#### WRITTEN PROBLEM
Exact reproduction of the data is required, with images excluded.
******
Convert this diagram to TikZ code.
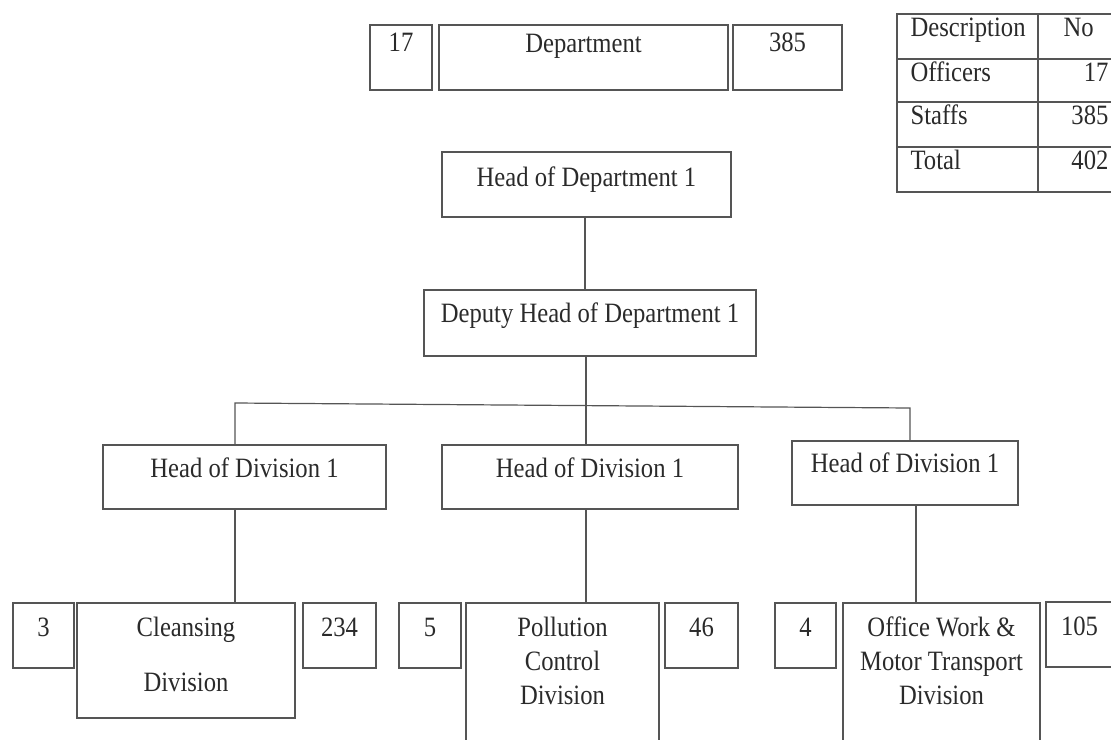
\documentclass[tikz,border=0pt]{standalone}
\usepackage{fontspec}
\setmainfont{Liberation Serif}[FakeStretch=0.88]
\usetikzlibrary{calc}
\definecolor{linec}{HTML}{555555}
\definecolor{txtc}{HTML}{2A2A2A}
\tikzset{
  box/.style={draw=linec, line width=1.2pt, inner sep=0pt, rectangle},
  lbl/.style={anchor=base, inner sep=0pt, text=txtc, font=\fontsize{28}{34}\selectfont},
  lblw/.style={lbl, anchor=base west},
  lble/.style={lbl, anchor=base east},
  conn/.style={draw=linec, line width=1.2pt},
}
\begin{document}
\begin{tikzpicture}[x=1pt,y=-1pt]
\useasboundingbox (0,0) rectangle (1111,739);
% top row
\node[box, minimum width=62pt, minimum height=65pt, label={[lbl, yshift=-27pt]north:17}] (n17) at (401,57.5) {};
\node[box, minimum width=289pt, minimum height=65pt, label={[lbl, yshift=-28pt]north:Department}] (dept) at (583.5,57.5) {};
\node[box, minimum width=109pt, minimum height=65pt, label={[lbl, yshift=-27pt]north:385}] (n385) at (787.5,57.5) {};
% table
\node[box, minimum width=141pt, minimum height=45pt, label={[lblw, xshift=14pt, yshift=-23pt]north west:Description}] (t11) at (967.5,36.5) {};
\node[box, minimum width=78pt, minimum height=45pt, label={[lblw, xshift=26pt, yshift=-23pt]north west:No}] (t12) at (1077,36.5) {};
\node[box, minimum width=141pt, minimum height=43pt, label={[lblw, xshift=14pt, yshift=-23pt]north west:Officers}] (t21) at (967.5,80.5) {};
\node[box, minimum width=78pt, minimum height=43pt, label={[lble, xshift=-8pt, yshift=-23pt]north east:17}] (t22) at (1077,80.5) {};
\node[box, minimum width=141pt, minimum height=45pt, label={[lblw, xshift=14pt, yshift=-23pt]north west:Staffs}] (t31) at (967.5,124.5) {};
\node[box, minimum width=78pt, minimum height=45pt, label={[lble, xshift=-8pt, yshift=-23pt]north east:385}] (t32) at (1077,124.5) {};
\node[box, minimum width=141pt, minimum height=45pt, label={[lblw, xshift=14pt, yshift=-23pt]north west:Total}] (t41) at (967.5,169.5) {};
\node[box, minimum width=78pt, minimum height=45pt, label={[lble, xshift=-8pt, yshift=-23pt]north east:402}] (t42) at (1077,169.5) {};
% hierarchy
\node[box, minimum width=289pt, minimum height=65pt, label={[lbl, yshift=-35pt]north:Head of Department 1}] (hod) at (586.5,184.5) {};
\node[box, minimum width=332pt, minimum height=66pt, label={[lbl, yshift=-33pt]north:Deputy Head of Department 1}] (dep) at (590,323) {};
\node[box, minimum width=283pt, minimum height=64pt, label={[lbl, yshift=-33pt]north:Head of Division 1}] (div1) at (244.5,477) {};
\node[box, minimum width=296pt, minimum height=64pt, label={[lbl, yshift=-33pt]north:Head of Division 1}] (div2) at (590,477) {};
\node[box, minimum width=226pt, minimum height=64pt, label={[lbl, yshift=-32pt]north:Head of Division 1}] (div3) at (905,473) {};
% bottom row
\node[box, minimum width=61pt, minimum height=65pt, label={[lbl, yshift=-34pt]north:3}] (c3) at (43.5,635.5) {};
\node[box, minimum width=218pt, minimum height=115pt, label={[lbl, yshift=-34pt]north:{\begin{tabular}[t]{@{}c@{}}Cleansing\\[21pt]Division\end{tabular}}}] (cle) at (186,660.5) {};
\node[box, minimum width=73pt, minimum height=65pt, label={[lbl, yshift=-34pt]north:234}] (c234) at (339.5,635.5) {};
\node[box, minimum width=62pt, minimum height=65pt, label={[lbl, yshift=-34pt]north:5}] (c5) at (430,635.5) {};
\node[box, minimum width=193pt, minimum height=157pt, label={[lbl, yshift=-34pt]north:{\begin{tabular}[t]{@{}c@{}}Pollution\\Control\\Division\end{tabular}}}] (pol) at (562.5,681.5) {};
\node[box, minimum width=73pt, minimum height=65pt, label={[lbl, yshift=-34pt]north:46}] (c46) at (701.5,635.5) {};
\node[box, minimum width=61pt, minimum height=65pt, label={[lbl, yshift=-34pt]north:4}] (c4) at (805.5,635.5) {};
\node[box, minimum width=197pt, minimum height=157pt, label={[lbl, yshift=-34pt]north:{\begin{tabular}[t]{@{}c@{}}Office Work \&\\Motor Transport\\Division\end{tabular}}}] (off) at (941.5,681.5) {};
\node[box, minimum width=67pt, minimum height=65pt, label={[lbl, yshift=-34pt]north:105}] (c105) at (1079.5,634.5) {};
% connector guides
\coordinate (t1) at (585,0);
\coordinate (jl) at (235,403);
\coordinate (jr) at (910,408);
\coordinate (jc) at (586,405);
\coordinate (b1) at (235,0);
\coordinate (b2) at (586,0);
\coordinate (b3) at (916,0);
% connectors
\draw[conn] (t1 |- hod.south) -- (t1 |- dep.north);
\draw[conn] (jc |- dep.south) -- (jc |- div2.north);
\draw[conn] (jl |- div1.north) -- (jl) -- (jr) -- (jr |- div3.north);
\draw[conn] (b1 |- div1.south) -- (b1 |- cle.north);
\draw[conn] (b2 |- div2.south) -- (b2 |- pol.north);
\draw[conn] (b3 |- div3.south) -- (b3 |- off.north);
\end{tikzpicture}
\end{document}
******
#### WRITTEN RESPONSE
Convert this diagram to TikZ code.
\documentclass[tikz,border=0pt]{standalone}
\usepackage{fontspec}
\setmainfont{Liberation Serif}[FakeStretch=0.88]
\usetikzlibrary{calc}
\definecolor{linec}{HTML}{555555}
\definecolor{txtc}{HTML}{2A2A2A}
\tikzset{
  box/.style={draw=linec, line width=1.2pt, inner sep=0pt, rectangle},
  lbl/.style={anchor=base, inner sep=0pt, text=txtc, font=\fontsize{28}{34}\selectfont},
  lblw/.style={lbl, anchor=base west},
  lble/.style={lbl, anchor=base east},
  conn/.style={draw=linec, line width=1.2pt},
}
\begin{document}
\begin{tikzpicture}[x=1pt,y=-1pt]
\useasboundingbox (0,0) rectangle (1111,739);
% top row
\node[box, minimum width=62pt, minimum height=65pt, label={[lbl, yshift=-27pt]north:17}] (n17) at (401,57.5) {};
\node[box, minimum width=289pt, minimum height=65pt, label={[lbl, yshift=-28pt]north:Department}] (dept) at (583.5,57.5) {};
\node[box, minimum width=109pt, minimum height=65pt, label={[lbl, yshift=-27pt]north:385}] (n385) at (787.5,57.5) {};
% table
\node[box, minimum width=141pt, minimum height=45pt, label={[lblw, xshift=14pt, yshift=-23pt]north west:Description}] (t11) at (967.5,36.5) {};
\node[box, minimum width=78pt, minimum height=45pt, label={[lblw, xshift=26pt, yshift=-23pt]north west:No}] (t12) at (1077,36.5) {};
\node[box, minimum width=141pt, minimum height=43pt, label={[lblw, xshift=14pt, yshift=-23pt]north west:Officers}] (t21) at (967.5,80.5) {};
\node[box, minimum width=78pt, minimum height=43pt, label={[lble, xshift=-8pt, yshift=-23pt]north east:17}] (t22) at (1077,80.5) {};
\node[box, minimum width=141pt, minimum height=45pt, label={[lblw, xshift=14pt, yshift=-23pt]north west:Staffs}] (t31) at (967.5,124.5) {};
\node[box, minimum width=78pt, minimum height=45pt, label={[lble, xshift=-8pt, yshift=-23pt]north east:385}] (t32) at (1077,124.5) {};
\node[box, minimum width=141pt, minimum height=45pt, label={[lblw, xshift=14pt, yshift=-23pt]north west:Total}] (t41) at (967.5,169.5) {};
\node[box, minimum width=78pt, minimum height=45pt, label={[lble, xshift=-8pt, yshift=-23pt]north east:402}] (t42) at (1077,169.5) {};
% hierarchy
\node[box, minimum width=289pt, minimum height=65pt, label={[lbl, yshift=-35pt]north:Head of Department 1}] (hod) at (586.5,184.5) {};
\node[box, minimum width=332pt, minimum height=66pt, label={[lbl, yshift=-33pt]north:Deputy Head of Department 1}] (dep) at (590,323) {};
\node[box, minimum width=283pt, minimum height=64pt, label={[lbl, yshift=-33pt]north:Head of Division 1}] (div1) at (244.5,477) {};
\node[box, minimum width=296pt, minimum height=64pt, label={[lbl, yshift=-33pt]north:Head of Division 1}] (div2) at (590,477) {};
\node[box, minimum width=226pt, minimum height=64pt, label={[lbl, yshift=-32pt]north:Head of Division 1}] (div3) at (905,473) {};
% bottom row
\node[box, minimum width=61pt, minimum height=65pt, label={[lbl, yshift=-34pt]north:3}] (c3) at (43.5,635.5) {};
\node[box, minimum width=218pt, minimum height=115pt, label={[lbl, yshift=-34pt]north:{\begin{tabular}[t]{@{}c@{}}Cleansing\\[21pt]Division\end{tabular}}}] (cle) at (186,660.5) {};
\node[box, minimum width=73pt, minimum height=65pt, label={[lbl, yshift=-34pt]north:234}] (c234) at (339.5,635.5) {};
\node[box, minimum width=62pt, minimum height=65pt, label={[lbl, yshift=-34pt]north:5}] (c5) at (430,635.5) {};
\node[box, minimum width=193pt, minimum height=157pt, label={[lbl, yshift=-34pt]north:{\begin{tabular}[t]{@{}c@{}}Pollution\\Control\\Division\end{tabular}}}] (pol) at (562.5,681.5) {};
\node[box, minimum width=73pt, minimum height=65pt, label={[lbl, yshift=-34pt]north:46}] (c46) at (701.5,635.5) {};
\node[box, minimum width=61pt, minimum height=65pt, label={[lbl, yshift=-34pt]north:4}] (c4) at (805.5,635.5) {};
\node[box, minimum width=197pt, minimum height=157pt, label={[lbl, yshift=-34pt]north:{\begin{tabular}[t]{@{}c@{}}Office Work \&\\Motor Transport\\Division\end{tabular}}}] (off) at (941.5,681.5) {};
\node[box, minimum width=67pt, minimum height=65pt, label={[lbl, yshift=-34pt]north:105}] (c105) at (1079.5,634.5) {};
% connector guides
\coordinate (t1) at (585,0);
\coordinate (jl) at (235,403);
\coordinate (jr) at (910,408);
\coordinate (jc) at (586,405);
\coordinate (b1) at (235,0);
\coordinate (b2) at (586,0);
\coordinate (b3) at (916,0);
% connectors
\draw[conn] (t1 |- hod.south) -- (t1 |- dep.north);
\draw[conn] (jc |- dep.south) -- (jc |- div2.north);
\draw[conn] (jl |- div1.north) -- (jl) -- (jr) -- (jr |- div3.north);
\draw[conn] (b1 |- div1.south) -- (b1 |- cle.north);
\draw[conn] (b2 |- div2.south) -- (b2 |- pol.north);
\draw[conn] (b3 |- div3.south) -- (b3 |- off.north);
\end{tikzpicture}
\end{document}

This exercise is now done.